AP Photo/Damian Dovarganes

In September, a Florida-based doctor made headlines when he sent a letter to patients stating that he would no longer accept unvaccinated individuals for in-person services. Other cities, like New York City, have implemented measures where proof of vaccination is required to enter a slew of indoor businesses. Despite some businesses taking these measures, a new poll shows how the majority of Americans feel about businesses denying service or employment to unvaccinated individuals.

An Axios-Ipsos poll published Tuesday shows that the majority of respondents, 51 percent, believe it should be illegal to deny service or employment to those who are unvaccinated. This view is held by 55 percent of Republicans, 51 percent of Independents, and 46 percent of Democrats. 

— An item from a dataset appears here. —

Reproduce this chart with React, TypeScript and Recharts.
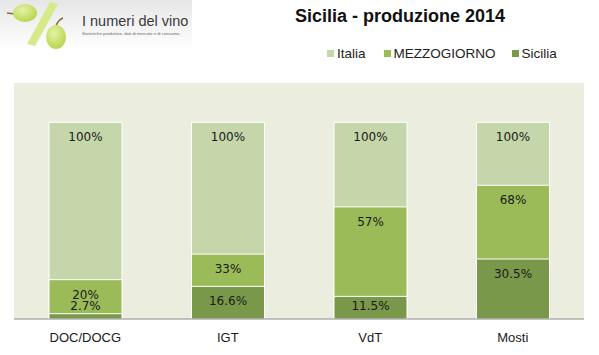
import React from "react";
import { BarChart, Bar, XAxis, YAxis, CartesianGrid, LabelList } from "recharts";

const categories = ["DOC/DOCG", "IGT", "VdT", "Mosti"];
const italia = [100, 100, 100, 100];
const mezzogiorno = [20, 33, 57, 68];
const sicilia = [2.7, 16.6, 11.5, 30.5];

const seriesNames = ["Italia", "MEZZOGIORNO", "Sicilia"];
const seriesColors = ["#C4D6AA", "#9BBB59", "#7A9849"];

const data = categories.map((c, i) => ({
  cat: c,
  italia: italia[i],
  mezzogiorno: mezzogiorno[i],
  sicilia: sicilia[i],
}));

const FONT = "'Liberation Sans', Arial, sans-serif";

function fmt(v: number) {
  return Number.isInteger(v) ? `${v}%` : `${v.toFixed(1)}%`;
}

// label sits near the top of the bar, but never below bottom - 13
// eslint-disable-next-line @typescript-eslint/no-explicit-any
function renderLabel(props: any) {
  const { x, y, width, height, value } = props;
  const bottom = y + height;
  const cy = Math.min(y + 15, bottom - 13);
  return (
    <text
      x={x + width / 2}
      y={cy + 4}
      textAnchor="middle"
      fontFamily="'DejaVu Sans', Verdana, sans-serif"
      fontSize={12}
      fill="#1a1a1a"
    >
      {fmt(Number(value))}
    </text>
  );
}

function Logo() {
  return (
    <div style={{ position: "absolute", left: 0, top: 0, width: 196, height: 50 }}>
      <svg width={196} height={50}>
        <defs>
          <linearGradient id="lg" x1="0" y1="0" x2="0" y2="1">
            <stop offset="0" stopColor="#e6e6e6" />
            <stop offset="1" stopColor="#ffffff" />
          </linearGradient>
          <radialGradient id="grape" cx="0.4" cy="0.35" r="0.7">
            <stop offset="0" stopColor="#e4f3a6" />
            <stop offset="1" stopColor="#b5d44a" />
          </radialGradient>
        </defs>
        <rect x={0} y={0} width={192} height={50} fill="url(#lg)" />
        <line x1={7} y1={13} x2={15} y2={14} stroke="#8a6a3a" strokeWidth={1.5} />
        <ellipse cx={25} cy={13} rx={12} ry={9} fill="url(#grape)" />
        <polygon points="50,2 58,4 35,46 27,44" fill="#d6ea8a" />
        <path d="M56 26 Q58 20 63 18" stroke="#8a6a3a" strokeWidth={1.5} fill="none" />
        <ellipse cx={56} cy={37} rx={10} ry={12} fill="url(#grape)" />
        <text x={82} y={26} fontFamily={FONT} fontSize={14.5} fill="#3a3a3a">
          I numeri del vino
        </text>
        <text x={82} y={35} fontFamily={FONT} fontSize={4.3} fill="#666">
          Statistiche produttive, dati di mercato e di consumo,
        </text>
      </svg>
    </div>
  );
}

function LegendBox() {
  return (
    <div style={{ position: "absolute", top: 46, left: 327, display: "flex", alignItems: "center" }}>
      {seriesNames.map((n, i) => (
        <div key={n} style={{ display: "flex", alignItems: "center", marginRight: i === 0 ? 18 : 16 }}>
          <span style={{ width: 7, height: 7, background: seriesColors[i], marginRight: 3, display: "inline-block" }} />
          <span style={{ fontSize: 13.5, color: "#222", fontFamily: FONT }}>{n}</span>
        </div>
      ))}
    </div>
  );
}

export default function App() {
  return (
    <div style={{ position: "absolute", left: 0, top: 0, width: 599, height: 355, background: "#fff" }}>
      <Logo />
      <div
        style={{
          position: "absolute",
          left: 250,
          width: 300,
          top: 6,
          textAlign: "center",
          fontFamily: FONT,
          fontWeight: "bold",
          fontSize: 18,
          color: "#111",
        }}
      >
        Sicilia - produzione 2014
      </div>
      <LegendBox />
      <div style={{ position: "absolute", left: 0, top: 0 }}>
        <BarChart
          width={599}
          height={355}
          data={data}
          margin={{ top: 83, right: 15, bottom: 6, left: 14 }}
          barSize={73}
          barGap={-73}
        >
          <CartesianGrid fill="#EBEEDF" stroke="none" horizontal={false} vertical={false} />
          <XAxis
            dataKey="cat"
            height={30}
            tickLine={false}
            stroke="#8c8c8c"
            tick={{ fill: "#1a1a1a", fontSize: 13, fontFamily: FONT }}
            tickMargin={8}
          />
          <YAxis hide domain={[0, 120]} />
          <Bar dataKey="italia" name={seriesNames[0]} fill={seriesColors[0]} stroke="#fff" strokeWidth={1} isAnimationActive={false}>
            <LabelList dataKey="italia" content={renderLabel} />
          </Bar>
          <Bar dataKey="mezzogiorno" name={seriesNames[1]} fill={seriesColors[1]} stroke="#fff" strokeWidth={1} isAnimationActive={false}>
            <LabelList dataKey="mezzogiorno" content={renderLabel} />
          </Bar>
          <Bar dataKey="sicilia" name={seriesNames[2]} fill={seriesColors[2]} stroke="#fff" strokeWidth={1} isAnimationActive={false}>
            <LabelList dataKey="sicilia" content={renderLabel} />
          </Bar>
        </BarChart>
      </div>
    </div>
  );
}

The majority of employed Americans support employer-required vaccine mandates (54 percent) and requiring employees and customers to be masked in the workplace (65 percent). 

As for booster shots, 56 percent of Democrats. 50 percent of Independents, and 45 percent of Republicans have gotten a Wuhan coronavirus booster shot. Two thirds, 67 percent, of unvaccinated Americans said the emergence of the Omicron variant makes no difference in whether they get vaccinated.

Among vaccinated Americans who have not received a booster, the majority, 59 percent, say the Omicron variant makes no difference whether or not they will get one. Thirty-six of respondents said they are more likely to get a booster after the discovery of the omicron variant. 

Fifty-three percent of vaccinated Democrats, 32 percent of Independents, and 21 percent of Republicans say they are more likely to get a booster because of the Omicron variant.

The majority of respondents, 52 percent, believe returning to pre-pandemic life, including gathering with friends and family outside the household, shopping at retail stores, and air travel, is a large or moderate risk. In late November, 44 percent of respondents believed this.

Thirty-one percent of respondents do not expect to return to their pre-pandemic life until more than a year from now. Seventy-two percent of respondents plan to see family or friends outside the household over the holidays.